Comfort Zone


Ongoing Contribution
SONIAKH digest presents three curated selections of works by Inga Levi. The first installment presented drawings from the series Double Exposure. The current installment is a selection of works capturing Kyiv street signs and construction elements from Levi’s project Comfort Zone, which was presented in Lublin in 2021.

Inga Levi’s practice is closely connected to the experience of living in Kyiv, her hometown, either as a thematic reflection on its environment or a creation of site-specific work. While the works selected for the previous installment narrate the story of the Ukrainian art community’s resistance during the active phase of the war, this work engages the pre-war city in its long-term process of ongoing preservation and reconstruction. Casual public space is always full of red-and-white caution tape used by construction workers to attempt to detach an undetachable and never-ending building process that unfolds on the streets of all the Ukrainian cities. 

After the start of Russia’s full-scale war in Ukraine, perception of this state of reconstruction has changed, as has the process itself. If earlier the artist’s “comfort zone” was a vulnerable place of permanent repair, now people cling to examples of the instantaneous healing of public wounds. One remarkable scene that captured this transition was the direct strike resulting in heavy damage to Shevchenko square in the center of Kyiv on October 10th, 2022 [see related works from Double Exposure series]. This central intersection, which was pulverized into rubble and dust, was reconstructed within one day. Elsewhere, whole streets and districts are rebuilt in deoccupied cities, while the frequency of Russian missile attacks continues unabated. Is this instantaneous reconstruction a blind hope that we can cling to our collective Comfort Zone? Can there be any assurance that renewed areas would not be hit again from a distance? 
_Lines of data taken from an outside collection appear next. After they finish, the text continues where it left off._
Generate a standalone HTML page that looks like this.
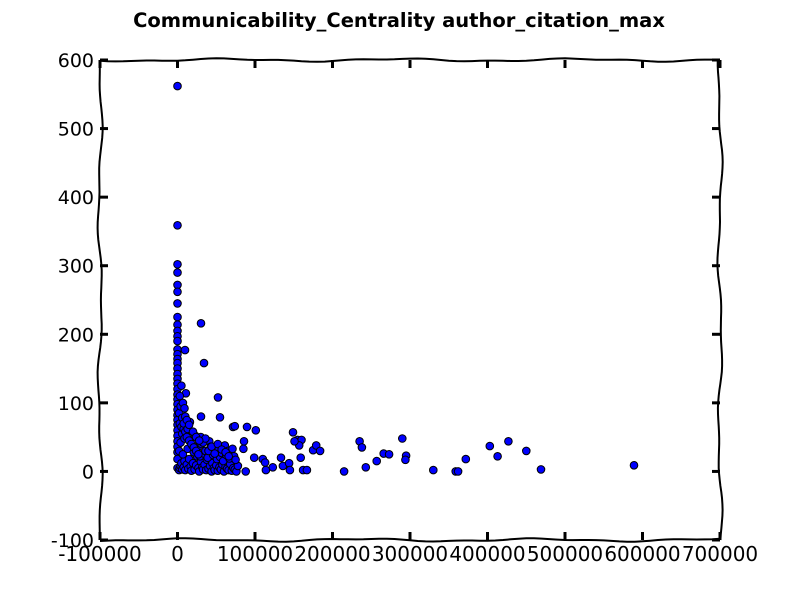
<!DOCTYPE html>
<html><head><meta charset="utf-8"><style>
body{margin:0;background:#fff}
svg{display:block}
text{font-family:"DejaVu Sans","Liberation Sans",sans-serif;fill:#000}
</style></head><body>
<svg id="chart" width="800" height="600"></svg>
<script>
const xTicks=[-100000,0,100000,200000,300000,400000,500000,600000,700000];
const yTicks=[-100,0,100,200,300,400,500,600];
const xVals=[0,0,0,0,0,0,0,0,0,0,0,0,0,0,0,0,0,0,0,0,0,0,0,0,0,0,0,0,0,0,0,0,0,0,0,
30300,34200,52300,9700,10900,54800,30300,
149000,155000,160000,157000,151000,175000,179000,184000,215000,235000,238000,243000,257000,266000,273000,290000,295000,294000,330000,359000,362000,372000,403000,413000,427000,450000,469000,589000,
71600,74000,89700,101000,85800,85000,99000,110000,114000,123000,133500,136000,144000,145000,159000,162000,167000,88000,113000,
2000,3000,4000,5000,6000,8000,9000,10000,12000,14000,15000,17000,18000,20000,22000,24000,25000,27000,28000,30000,32000,33000,35000,37000,38000,40000,42000,44000,45000,47000,48000,50000,52000,54000,56000,58000,60000,62000,64000,66000,68000,70000,72000,74000,76000,78000,
2000,4000,6000,7000,9000,11000,13000,16000,19000,21000,23000,26000,29000,31000,34000,36000,39000,41000,43000,46000,49000,51000,53000,55000,57000,59000,61000,63000,65000,67000,69000,71000,73000,75000,
3000,5000,8000,10000,12000,15000,18000,21000,24000,27000,30000,33000,36000,40000,44000,48000,52000,57000,62000,66000,
2000,4000,6000,8000,10000,13000,16000,20000,24000,28000,
3000,5000,7000,9000,12000,15000];
const yVals=[562,359,302,290,272,262,245,225,214,205,197,190,178,171,164,158,150,142,135,128,120,112,105,98,90,82,75,68,60,52,44,36,28,18,5,
216,158,108,177,114,79,80,
57,46,46,38,44,31,38,30,0,44,35,6,15,26,25,48,23,17,2,0,0,18,37,22,44,30,3,9,
65,66,65,60,44,33,20,18,2,6,20,8,12,2,20,2,2,0,13,
2,5,8,12,3,6,15,2,10,4,18,7,1,12,3,9,22,5,0,14,6,3,10,2,17,4,8,0,12,5,2,9,1,6,3,10,0,7,4,2,11,1,5,3,0,8,
30,42,55,25,48,60,33,45,38,28,52,35,22,40,26,30,20,44,36,24,28,18,32,21,27,15,38,24,30,19,26,33,22,17,
70,65,62,58,50,45,40,35,30,25,50,42,48,30,36,26,40,32,28,22,
85,95,78,70,80,62,72,58,50,45,
110,125,100,92,75,68];

const L=100,R=720,T=60,B=540;
const sx=v=>L+(v-xTicks[0])/(xTicks[xTicks.length-1]-xTicks[0])*(R-L);
const sy=v=>B-(v-yTicks[0])/(yTicks[yTicks.length-1]-yTicks[0])*(B-T);
const NS="http://www.w3.org/2000/svg";
const svg=document.getElementById('chart');
function mk(tag,attrs,parent){const e=document.createElementNS(NS,tag);for(const k in attrs)e.setAttribute(k,attrs[k]);(parent||svg).appendChild(e);return e;}

const title=mk('text',{x:399,y:27,'text-anchor':'middle','font-size':'19.5','font-weight':'bold'});
title.textContent='Communicability_Centrality author_citation_max';



const pts=mk('g',{});


for(let i=0;i<xVals.length;i++){
  const c=mk('circle',{cx:sx(xVals[i]).toFixed(1),cy:sy(yVals[i]).toFixed(1),r:3.8,fill:'#0000ff',stroke:'#000','stroke-width':1},pts);
  
  
}

function wavy(x1,y1,x2,y2,ph,amp){
  const n=80;let d='';
  const len=Math.hypot(x2-x1,y2-y1),nx=-(y2-y1)/len,ny=(x2-x1)/len;
  for(let i=0;i<=n;i++){const t=i/n;const o=amp*(Math.sin(t*len/28+ph)+0.5*Math.sin(t*len/11+ph*2));
    d+=(i?'L':'M')+(x1+(x2-x1)*t+nx*o).toFixed(1)+','+(y1+(y2-y1)*t+ny*o).toFixed(1);}
  return d;
}
const frame=mk('g',{fill:'none',stroke:'#000','stroke-width':2});


mk('path',{d:wavy(L,T,R,T,0.3,1.2)},frame);
mk('path',{d:wavy(L,B,R,B,1.7,1.2)},frame);
mk('path',{d:wavy(L,T,L,B,2.4,1.8)},frame);
mk('path',{d:wavy(R,T,R,B,0.9,1.8)},frame);

const xa=mk('g',{});


xTicks.forEach(v=>{const x=sx(v);
  mk('line',{x1:x,y1:B,x2:x,y2:B-8,stroke:'#000','stroke-width':3},xa);
  mk('line',{x1:x,y1:T,x2:x,y2:T+8,stroke:'#000','stroke-width':3},xa);
  const t=mk('text',{x:x,y:B+21,'text-anchor':'middle','font-size':'20'},xa);t.textContent=v;
  
  
});
const ya=mk('g',{});


yTicks.forEach(v=>{const y=sy(v);
  mk('line',{x1:L,y1:y,x2:L+8,y2:y,stroke:'#000','stroke-width':3},ya);
  mk('line',{x1:R,y1:y,x2:R-8,y2:y,stroke:'#000','stroke-width':3},ya);
  const t=mk('text',{x:L-6,y:y+7,'text-anchor':'end','font-size':'19'},ya);t.textContent=v;
  
  
});
</script>
</body></html>
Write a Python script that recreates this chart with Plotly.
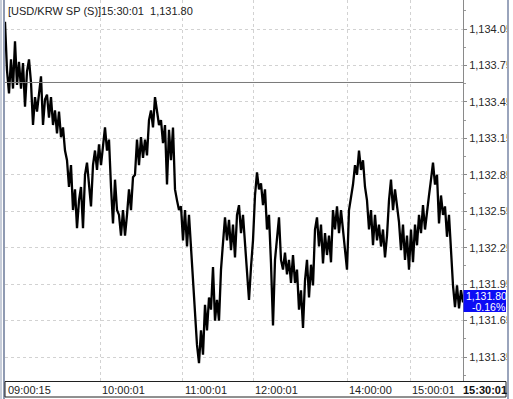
import plotly.graph_objects as go

# ---- data (tick-based price series, USD/KRW spot) ----
prices = [
    1134.11, 1133.71, 1133.52, 1133.80, 1133.56, 1133.95, 1133.59, 1133.78, 1133.56, 1133.77,
    1133.41, 1133.70, 1133.80, 1133.61, 1133.26, 1133.49, 1133.37, 1133.51, 1133.66, 1133.26,
    1133.47, 1133.51, 1133.32, 1133.49, 1133.26, 1133.38, 1133.19, 1133.37, 1133.16, 1133.24,
    1133.05, 1132.97, 1132.75, 1132.93, 1132.56, 1132.73, 1132.41, 1132.64, 1132.75, 1132.41,
    1132.85, 1132.95, 1132.73, 1132.59, 1132.93, 1133.05, 1132.89, 1133.10, 1132.93, 1133.11,
    1133.24, 1133.05, 1133.14, 1132.75, 1132.45, 1132.81, 1132.56, 1132.52, 1132.35, 1132.56,
    1132.35, 1132.52, 1132.73, 1132.56, 1132.83, 1132.85, 1133.14, 1132.93, 1133.16, 1132.99,
    1133.14, 1133.01, 1133.30, 1133.38, 1133.24, 1133.49, 1133.38, 1133.26, 1133.30, 1133.11,
    1133.26, 1132.77, 1133.22, 1132.97, 1133.24, 1132.73, 1132.64, 1132.56, 1132.59, 1132.31,
    1132.56, 1132.26, 1132.52, 1132.27, 1132.03, 1131.74, 1131.45, 1131.30, 1131.57, 1131.37,
    1131.78, 1131.57, 1131.84, 1131.74, 1132.09, 1131.65, 1131.82, 1131.65, 1132.07, 1132.29,
    1132.50, 1132.31, 1132.48, 1132.23, 1132.44, 1132.17, 1132.52, 1132.60, 1132.37, 1132.52,
    1132.31, 1132.07, 1131.82, 1132.09, 1132.31, 1132.68, 1132.87, 1132.73, 1132.78, 1132.60,
    1132.73, 1132.40, 1132.52, 1132.12, 1131.61, 1132.15, 1132.31, 1132.50, 1132.15, 1132.07,
    1132.21, 1132.03, 1132.15, 1131.96, 1132.19, 1131.96, 1132.07, 1131.74, 1131.90, 1131.59,
    1131.98, 1132.15, 1131.84, 1132.11, 1131.94, 1132.40, 1132.50, 1132.26, 1132.44, 1132.12,
    1132.37, 1132.19, 1132.35, 1132.13, 1132.56, 1132.40, 1132.59, 1132.37, 1132.56, 1132.40,
    1132.27, 1132.07, 1132.56, 1132.67, 1132.77, 1132.93, 1132.85, 1133.05, 1132.89, 1132.97,
    1132.75, 1132.64, 1132.40, 1132.56, 1132.27, 1132.52, 1132.31, 1132.44, 1132.26, 1132.40,
    1132.17, 1132.35, 1132.64, 1132.81, 1132.56, 1132.73, 1132.60, 1132.46, 1132.23, 1132.44,
    1132.15, 1132.35, 1132.07, 1132.40, 1132.13, 1132.44, 1132.27, 1132.52, 1132.37, 1132.60,
    1132.40, 1132.56, 1132.68, 1132.81, 1132.95, 1132.77, 1132.85, 1132.45, 1132.68, 1132.52,
    1132.59, 1132.34, 1132.52, 1132.23, 1131.94, 1131.76, 1131.94, 1131.75, 1131.90, 1131.80,
]
tick_index = list(range(len(prices)))

time_labels = ["09:00:15", "10:00:01", "11:00:01", "12:00:01", "14:00:00", "15:00:01"]
time_idx = [0.5, 47.5, 88.75, 124, 171, 202.5]
last_time = "15:30:01"
symbol = "[USD/KRW SP (S)]"
prev_close = 1133.61
y_ticks = [1131.35, 1131.65, 1131.95, 1132.25, 1132.55, 1132.85, 1133.15, 1133.45, 1133.75, 1134.05]

# ---- layout geometry helpers (pixel -> paper) ----
W, H = 513, 399
ML, MR, MT, MB = 5, 50, 0, 18
PW, PH = W - ML - MR, H - MT - MB


def px_x(px):
    return (px - ML) / PW


def px_y(py):
    return (PH + MT - py) / PH


FONT = "Liberation Sans, Arial, sans-serif"
last = prices[-1]
pct = (last / prev_close - 1) * 100

fig = go.Figure()
fig.add_trace(go.Scatter(
    x=tick_index, y=prices, mode="lines",
    line=dict(color="black", width=2.3),
    hoverinfo="skip", showlegend=False,
))

fig.update_layout(
    width=W, height=H,
    margin=dict(l=ML, r=MR, t=MT, b=MB),
    paper_bgcolor="white", plot_bgcolor="white",
    showlegend=False,
    xaxis=dict(
        range=[0, len(prices) - 1], tickmode="array", tickvals=time_idx[1:],
        showticklabels=False, ticks="", showgrid=True, gridcolor="#d2d2d2",
        griddash="dot", gridwidth=1, zeroline=False, showline=False, fixedrange=True,
    ),
    yaxis=dict(
        side="right", range=[1131.153, 1134.289], tickmode="array", tickvals=y_ticks,
        tickformat=",.2f", showgrid=True, gridcolor="#d2d2d2", griddash="dot", gridwidth=1,
        zeroline=False, showline=True, linecolor="#8a8a8a", linewidth=1,
        ticks="outside", ticklen=3, tickcolor="#8a8a8a",
        tickfont=dict(family=FONT, size=11, color="#2a2a2a"),
        minor=dict(ticks="outside", ticklen=2, tickcolor="#9a9a9a", tickmode="linear",
                   tick0=1131.35, dtick=0.15, showgrid=False),
        fixedrange=True,
    ),
)

shapes = [
    # previous close reference line
    dict(type="line", xref="paper", yref="y", x0=0, x1=1, y0=prev_close, y1=prev_close,
         line=dict(color="#7a7a7a", width=1), layer="above"),
    # clip the right-hand tick labels at the frame
    dict(type="rect", xref="paper", yref="paper", x0=px_x(508), x1=px_x(514),
         y0=px_y(400), y1=px_y(-1), fillcolor="white", line=dict(width=0), layer="above"),
    # right frame
    dict(type="line", xref="paper", yref="paper", x0=px_x(508), x1=px_x(508),
         y0=px_y(399), y1=px_y(0), line=dict(color="#9aa4bc", width=2), layer="above"),
    # left double frame
    dict(type="line", xref="paper", yref="paper", x0=px_x(1), x1=px_x(1),
         y0=px_y(399), y1=px_y(0), line=dict(color="#b4bccc", width=1.5), layer="above"),
    dict(type="line", xref="paper", yref="paper", x0=px_x(4), x1=px_x(4),
         y0=px_y(399), y1=px_y(0), line=dict(color="#6a7898", width=1.5), layer="above"),
    # time axis box
    dict(type="rect", xref="paper", yref="paper", x0=px_x(5), x1=px_x(506),
         y0=px_y(397), y1=px_y(381.5), line=dict(color="#202020", width=1), layer="above"),
    # current price box
    dict(type="rect", xref="paper", yref="paper", x0=px_x(463.5), x1=px_x(506),
         y0=px_y(312), y1=px_y(290), fillcolor="#0c0cf5", line=dict(width=0), layer="above"),
]
fig.update_layout(shapes=shapes)

ann = []
ann.append(dict(
    xref="paper", yref="paper", x=px_x(6), y=px_y(3), xanchor="left", yanchor="top",
    text=f"{symbol}{last_time}\u00a0\u00a0{last:,.2f}", showarrow=False,
    font=dict(family=FONT, size=11, color="#222222"),
))
for lab, xi in zip(time_labels, time_idx):
    ann.append(dict(
        xref="x", yref="paper", x=xi, y=px_y(389.5), xanchor="left", yanchor="middle",
        text=lab, showarrow=False, font=dict(family=FONT, size=11, color="#222222"),
    ))
ann.append(dict(
    xref="paper", yref="paper", x=px_x(485), y=px_y(389.5), xanchor="center", yanchor="middle",
    text=f"<b>{last_time}</b>", showarrow=False, font=dict(family=FONT, size=11, color="#111111"),
))
ann.append(dict(
    xref="paper", yref="paper", x=px_x(487), y=px_y(296), xanchor="center", yanchor="middle",
    text=f"{last:,.2f}", showarrow=False, font=dict(family=FONT, size=10.5, color="white"),
))
ann.append(dict(
    xref="paper", yref="paper", x=px_x(488), y=px_y(306.5), xanchor="center", yanchor="middle",
    text=f"{pct:.2f}%", showarrow=False, font=dict(family=FONT, size=10.5, color="white"),
))
fig.update_layout(annotations=ann)

fig.write_html("out.html")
As a parallel part of her practice, Inga Levi also actively engages with activist work, preserving local architectural and artistic heritage. One of the large-scale projects she curated was the reconstruction of the massive Soviet-era mosaic interior of the Kyiv Central Bus Station. Discussing the Comfort Zone project today, Levi cautions against idealizing the re/construction process, which still remains threatened by developers who find support with local administrations—for example, the recently passed Law №5655, which factually abolishes criminal responsibility for unlawful construction works and allows self-regulation by developers with the help of newly created companies. This law has received significant criticism from local activists and cultural workers since its initial registration in 2021. At the same time, there have been positive developments in this field during the war, as previously stalled re/construction projects have been effectively set back in motion by everyone from communal workers to self-organized independent initiatives. Sometimes the most destructive situations can produce the most enduring acts of public solidarity.

Published 17 December 2022
Inga Levi
is an artist born and based in Kyiv, Ukraine. She graduated from Ihor Sikorskyi Kyiv Polytechnic Institute in 2011 where she studied Book Illustration. Levi works with drawing, painting, and installation. In the 2000s, her practice started engaging with urban space, architecture, and monumental art. In 2018-2021, Levi curated restoration works of 1960s-era Soviet monumental mosaics in Kyiv.